I've been trying to write a typescript version of Right:

export class Right<T> {
    public constructor(private x: T) { }

    public chain<T1>(f: (x: T) => Either<T1>): Either<T1> {
        return f(this.x);
    }

    public map<T1>(f: (x: T) => T1): Either<T1> {
        return new Right(f(this.x));
    }

    public fold<T1,T2>(f: (x: T) => T1, g: (x: T) => T2): T1|T2 {
        return g(this.x);
    }

    public inspect(): string {
        return `Right(${this.x})`;
    }
}

But I'm having problems with getting fold correct.

        const res = new Right(3)
            .map(x => x * 3)
            .fold(x => x, x1 => x1);

The compiler give the following error:

error TS2349: Cannot invoke an expression whose type lacks a call signature. Type '(<T1, T2>(f: (x: number) => T1, g: (x: number) => T2) => T1 | T2) | ((f: (x: number) => number, g...' has no compatible call signatures.

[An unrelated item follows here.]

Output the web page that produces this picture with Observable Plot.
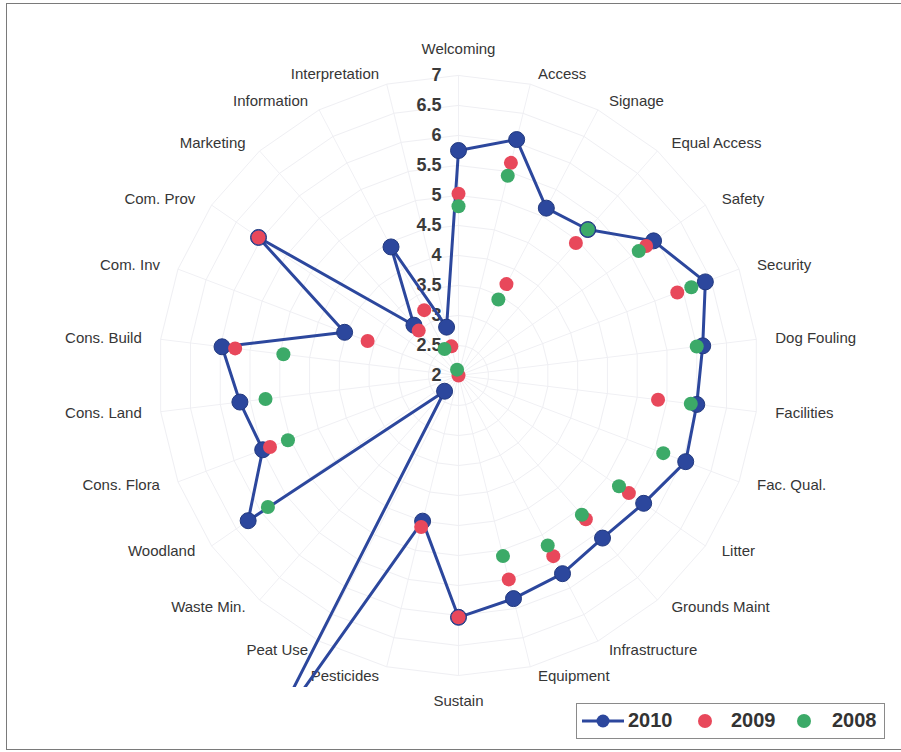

Any ideas what I'm doing wrong?

Michael
Michael
~ 3 years ago

I've got it going now, here is the full implementation:

export type Either<T> = Right<T> | Left<T>;

export class Right<T> {
    public constructor(private x: T) { }

    public chain<T1>(f: (x: T) => Right<T1>): Right<T1> {
        return f(this.x);
    }

    public map<T1>(f: (x: T) => T1): Right<T1> {
        return new Right(f(this.x));
    }

    public fold<T1, T2>(f: (x: T) => T1, g: (x: T) => T2): T1 | T2 {
        return g(this.x);
    }

    public inspect(): string {
        return `Right(${this.x})`;
    }
}

export class Left<T> {
    public constructor(private x: T) { }

    public chain(f: (x: T) => Left<T>): Left<T> {
        return new Left(this.x);
    }

    public map(f: (x: T) => T): Left<T> {
        return new Left(this.x);
    }

    public fold<T1, T2>(f: (x: T) => T1, g: (x: T) => T2): T1 | T2 {
        return f(this.x);
    }

    public inspect(): string {
        return `Left(${this.x})`;
    }
}

function findColor(name: string): Either<string> {
    const colors: IColorIndexable = { red: '#ff4444', blue: '#3b5998', yellow: '#fff68f' };
    const found: string = <string>colors[name];
    return found
        ? new Right(found)
        : new Left(null);
}

interface IColorIndexable {
    [key: string]: string
}

console.log(findColor('green').fold<string, string>(x => 'error', x1 => x1.toUpperCase()))
console.log(findColor('yellow').fold<string, string>(x => 'error', x1 => x1.toUpperCase()))

Iain Maitland
Iain Maitland
~ 3 years ago

Small gotcha

const fromNullable = x =>
  x != null ? Right(x) : Left(null)

note: != is used not !==.

Oleg
Oleg
~ 3 years ago

I don't understand why you named function "fromNullable" and used

x != null

Actually findColor need verification for undefined, not null.

Guy
Guy
~ 3 years ago

I don't understand why you named function "fromNullable" and used

x != null

Actually findColor need verification for undefined, not null.

Hey @Oleg, the reason that statement works is because of type coercion. So, undefined is treated like null in this case. If you run undefined != null in a REPL, you will still get back false for that reason. If you add another = to the end, then we get some finer grained differentiation, and undefined is not treated the same as null.